I love them because I get to get caught up on my time in my home. Being held captive in your own home is a good thing now and then. You get caught up on your laundry, get to play some board games with your children and cook a nice meal that isn’t rushed. Some days I even grab a nap! There is nothing like a good afternoon snuggle with the kids and a nap. It’s just icing on the cake.

As I age, and learn through my mistakes, I’m learning that sometimes we get our priorities out of order. It wasn’t until my quest to become a better wife that I learned that the husband should be a wife’s number one priority. Man, did I ever have my priorities all wrong. My list of priorities went more like this: my children, my work, my gymnasts that I coach, running the home properly, my friends, and then when I could find time, I would squeeze a little time for my husband.

Instead of giving him my best, I was giving him what was left of my life after all my other commitments. Thank goodness I finally came to the conclusion that things had to change. I’m very fortunate that this became my New Year’s Resolution, because I started to do my research and found out that I had it all wrong. I was so busy making sure that my children were going to be successful, I forgot that without having their father in their world, their lives would come crashing down.

Before snow days were all about catching up on things I needed to do, but this year, things changed. Our last snow day, I got up earlier than the rest of the house and spent my time with God, but after that it was back to cuddle with my husband this time, and not the kids. Then it was make my husband’s favorite breakfast, instead of my picky-eater of a son I have. If he didn’t like what I was making he is old enough now to make his own toast.
Then my husband and I watch 3 episodes of our favorite Netflix original program and cuddled on the couch watching the snow accumulate. This time, the kids played board games together while I was spending some catch-up time with their father. Did it hurt the children any? Absolutely not. Instead they were learning what a healthy marriage should look like.

Finally, I made dinner…my call this time…and as the snow slowed down my husband ventured out to our local restaurant to try and get it open for the public.

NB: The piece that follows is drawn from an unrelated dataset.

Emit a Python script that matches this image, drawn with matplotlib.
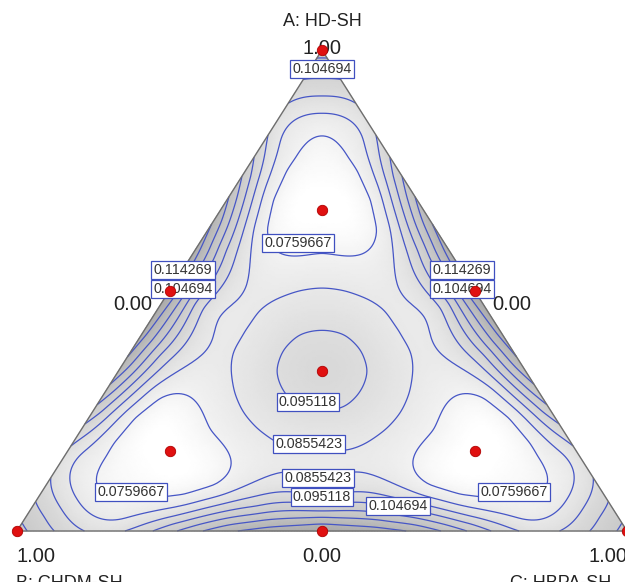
import itertools
import numpy as np
import matplotlib
matplotlib.use("Agg")
import matplotlib.pyplot as plt
import matplotlib.tri as mtri
from matplotlib.colors import LinearSegmentedColormap

plt.rcParams['font.family'] = ['Liberation Sans', 'DejaVu Sans']

# ---------------- data ----------------
axis_names = ["A: HD-SH", "B: CHDM-SH", "C: HBPA-SH"]

# design points (mixture proportions A, B, C)
design_A = [1.0, 0.0, 0.0, 0.5, 0.5, 0.0, 1/3, 2/3, 1/6, 1/6]
design_B = [0.0, 1.0, 0.0, 0.5, 0.0, 0.5, 1/3, 1/6, 2/3, 1/6]
design_C = [0.0, 0.0, 1.0, 0.0, 0.5, 0.5, 1/3, 1/6, 1/6, 2/3]

contour_levels = [0.0759667, 0.0855423, 0.095118, 0.104694, 0.114269, 0.123845, 0.13342]

# response read off the picture along the median centroid -> vertex
# (s = 0 centroid, 1 axial blend, 2 pure component)
vert_s = [0.0, 0.25, 0.52, 0.75, 1.0, 1.2, 1.46, 1.6, 1.71, 1.81, 1.95, 2.0]
vert_y = [0.0995, 0.0951, 0.0855, 0.0760, 0.0685, 0.0705, 0.0760, 0.0855, 0.0951,
          0.1047, 0.1143, 0.1180]
# along the median centroid -> opposite edge midpoint (s = 1 at the edge)
side_s = [0.26, 0.52, 0.60, 0.675, 0.79, 0.84, 0.875, 0.91, 0.95, 1.0]
side_y = [0.0951, 0.0855, 0.0830, 0.0855, 0.0951, 0.1047, 0.1143, 0.1238, 0.1334, 0.143]
# along a binary edge (C = 0), A from the edge midpoint to the vertex
edge_A = [0.5, 0.6, 0.65, 0.7, 0.74, 0.78, 0.82, 0.855, 0.89, 0.94, 0.984]
edge_y = [0.143, 0.137, 0.1334, 0.1238, 0.1143, 0.1047, 0.0960, 0.0915, 0.0951,
          0.1047, 0.1143]
# further readings (A, B, C) -> response: contour loop around an axial blend,
# the two rings round the centroid, lines along an edge and in a corner
extra_A = [0.2863, 0.2376, 0.1268, 0.0921, 0.0713, 0.0748, 0.0921, 0.1337, 0.2723,
           0.4138, 0.3922, 0.3337, 0.5007, 0.4560, 0.3333,
           0.583, 0.583, 0.583, 0.583,
           0.048, 0.029, 0.0166,
           0.819, 0.7505]
extra_B = [0.6006, 0.6906, 0.8006, 0.8261, 0.7737, 0.7064, 0.6266, 0.5840, 0.5749,
           0.2744, 0.2528, 0.2563, 0.2107, 0.1660, 0.1833,
           0.0085, 0.024, 0.037, 0.049,
           0.720, 0.730, 0.7364,
           0.1594, 0.1855]
extra_C = [0.1131, 0.0718, 0.0726, 0.0818, 0.1550, 0.2188, 0.2813, 0.2823, 0.1528,
           0.3117, 0.3549, 0.4100, 0.2884, 0.3780, 0.4834,
           0.4085, 0.393, 0.380, 0.368,
           0.232, 0.241, 0.247,
           0.0216, 0.0640]
extra_y = [0.0760, 0.0760, 0.0760, 0.0760, 0.0760, 0.0760, 0.0760, 0.0760, 0.0760,
           0.0951, 0.0951, 0.0951, 0.0855, 0.0855, 0.0855,
           0.1334, 0.1238, 0.1143, 0.1047,
           0.0855, 0.0951, 0.1047,
           0.0855, 0.0760]

# contour labels shown on the chart
label_text = ["0.104694", "0.0759667", "0.114269", "0.104694", "0.114269", "0.104694",
              "0.095118", "0.0855423", "0.0855423", "0.095118", "0.104694",
              "0.0759667", "0.0759667"]

# ---------------- layout ----------------
VA = np.array([322.0, 50.0])
VB = np.array([17.0, 531.0])
VC = np.array([627.0, 531.0])

label_pos = [(322, 69), (298, 243), (183, 270), (183, 289), (462, 270), (462, 289),
             (308, 402), (309, 444), (318, 478), (322, 497), (398, 506),
             (131, 492), (514, 492)]


def to_xy(A, B, C):
    A, B, C = np.asarray(A, float), np.asarray(B, float), np.asarray(C, float)
    x = A * VA[0] + B * VB[0] + C * VC[0]
    y = A * VA[1] + B * VB[1] + C * VC[1]
    return x, y


def to_eq(A, B, C):
    # equilateral simplex coordinates (side 1) used for the response surface
    A, C = np.asarray(A, float), np.asarray(C, float)
    return C + 0.5 * A, A * np.sqrt(3) / 2


# ---- assemble readings (the mixture surface is symmetric in A, B, C) ----
rA, rB, rC, rY = [1 / 3], [1 / 3], [1 / 3], [vert_y[0]]
for s, y in zip(vert_s[1:], vert_y[1:]):
    A = (1 + s) / 3
    rA.append(A); rB.append((1 - A) / 2); rC.append((1 - A) / 2); rY.append(y)
for s, y in zip(side_s, side_y):
    A = (1 - s) / 3
    rA.append(A); rB.append((1 - A) / 2); rC.append((1 - A) / 2); rY.append(y)
for x, y in zip(edge_A, edge_y):
    rA.append(x); rB.append(1 - x); rC.append(0.0); rY.append(y)
rA += extra_A; rB += extra_B; rC += extra_C; rY += extra_y

seen = {}
for a, b, c, y in zip(rA, rB, rC, rY):
    tot = a + b + c
    a, b, c = a / tot, b / tot, c / tot
    for perm in itertools.permutations((a, b, c)):
        key = tuple(np.round(perm, 5))
        if key not in seen:
            seen[key] = y
keys = np.array(list(seen.keys()))
vals = np.array(list(seen.values()))
px_, py_ = to_eq(keys[:, 0], keys[:, 1], keys[:, 2])
pts = np.column_stack([px_, py_])


def tps_kernel(r):
    with np.errstate(divide='ignore', invalid='ignore'):
        k = r * r * np.log(r)
    return np.nan_to_num(k)


# smoothing thin-plate response surface through the readings
SMOOTH = 1.5e-3
N = len(pts)
d = np.sqrt(((pts[:, None, :] - pts[None, :, :]) ** 2).sum(-1))
K = tps_kernel(d) + SMOOTH * np.eye(N)
Pm = np.column_stack([np.ones(N), pts])
M = np.zeros((N + 3, N + 3))
M[:N, :N] = K
M[:N, N:] = Pm
M[N:, :N] = Pm.T
rhs = np.concatenate([vals, np.zeros(3)])
sol = np.linalg.solve(M, rhs)
w, aff = sol[:N], sol[N:]

# grid on the simplex
n = 220
gi, gj = np.meshgrid(np.arange(n + 1), np.arange(n + 1))
mask = gi + gj <= n
gA = gi[mask] / n
gB = gj[mask] / n
gC = np.clip(1 - gA - gB, 0, 1)
ex, ey = to_eq(gA, gB, gC)
G = np.column_stack([ex, ey])
Z = np.empty(len(G))
for k0 in range(0, len(G), 4000):
    blk = G[k0:k0 + 4000]
    dd = np.sqrt(((blk[:, None, :] - pts[None, :, :]) ** 2).sum(-1))
    Z[k0:k0 + 4000] = tps_kernel(dd) @ w + aff[0] + blk @ aff[1:]
gx, gy = to_xy(gA, gB, gC)
triang = mtri.Triangulation(gx, gy)

# ---------------- drawing ----------------
fig = plt.figure(figsize=(6.25, 5.82), dpi=100)
ax = fig.add_axes([0, 0, 1, 1])
ax.set_xlim(0, 625)
ax.set_ylim(582, 0)
ax.axis('off')

vmin, vmax = 0.068, 0.145
stops = [(0.068, '#ffffff'), (0.078, '#f0f0f0'), (0.090, '#e4e4e4'), (0.100, '#d8d8d8'),
         (0.120, '#c6c6c6'), (0.145, '#a6a6a6')]
cmap = LinearSegmentedColormap.from_list(
    'g', [((v - vmin) / (vmax - vmin), c) for v, c in stops])
ax.tripcolor(triang, Z, shading='gouraud', cmap=cmap, vmin=vmin, vmax=vmax, zorder=1)
ax.tricontour(triang, Z, levels=contour_levels, colors='#4656c6', linewidths=0.9, zorder=2)

tx, ty = to_xy([1, 0, 0, 1], [0, 1, 0, 0], [0, 0, 1, 0])
ax.plot(tx, ty, color='#6e6e6e', lw=1.0, zorder=3)

for (px, py), t in zip(label_pos, label_text):
    ax.text(px, py, t, ha='center', va='center', fontsize=10.3, color='#333333', zorder=5,
            bbox=dict(boxstyle='square,pad=0.16', facecolor='white', edgecolor='#4050c0', lw=0.9))

dx, dy = to_xy(design_A, design_B, design_C)
ax.plot(dx, dy, 'o', ms=7.5, color='#e01010', mec='#b00000', mew=0.6, zorder=6, clip_on=False)

# axis annotations
num_fs = 14.5
name_fs = 13
ax.text(VA[0], 21, axis_names[0], ha='center', va='center', fontsize=name_fs, color='#222222')
ax.text(VA[0], 48, "1.00", ha='center', va='center', fontsize=num_fs, color='#222222', zorder=4)
ax.text(133, 304, "0.00", ha='center', va='center', fontsize=num_fs, color='#222222')
ax.text(512, 304, "0.00", ha='center', va='center', fontsize=num_fs, color='#222222')
ax.text(16, 557, "1.00", ha='left', va='center', fontsize=num_fs, color='#222222')
ax.text(322, 557, "0.00", ha='center', va='center', fontsize=num_fs, color='#222222')
ax.text(588, 557, "1.00", ha='left', va='center', fontsize=num_fs, color='#222222')
ax.text(16, 583, axis_names[1], ha='left', va='center', fontsize=name_fs, color='#222222')
ax.text(510, 583, axis_names[2], ha='left', va='center', fontsize=name_fs, color='#222222')

fig.savefig('out.png', dpi=100)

Now, that my husband was gone to work, I had lots of time to spend some alone time with the children. My housework might not have been finished, my laundry might not have been caught up, but I was prioritizing this extra spare time that the snow day left me, and since my children are third on my list of priorities, I owed it to them to spend quality time with them.

You can judge me if you wish, but the way I had my priorities previously wasn’t working. Proverbs 12:4 is a verse that I became to love, “A wife of noble character is her husband’s crown, but a disgraceful wife is like decay in his bones.” Not only was I decay to my husband’s bones, I was also decaying my entire family unit.

If you were to list your priorities, would they have looked more like my first list, or would it be in line with my second list? We all have to prioritize, and this is difficult. Please believe me that when we prioritize our husbands before our children it is a win-win situation. It is the way that God created it. We can frown on it, and go with the way society of today feels it should be…which I was very guilty of…or we can follow the instructions in the Bible.

I’ve had it both ways, and trust me, the way that the good Lord made it initial is definitely the most rewarding for you, your husband and your children. Make the change today, and enjoy your extra time with the people that need your attention the most, and watch the instant change. My husband still rubs it in to the children that he is number one, but the kids completely understand and love it too!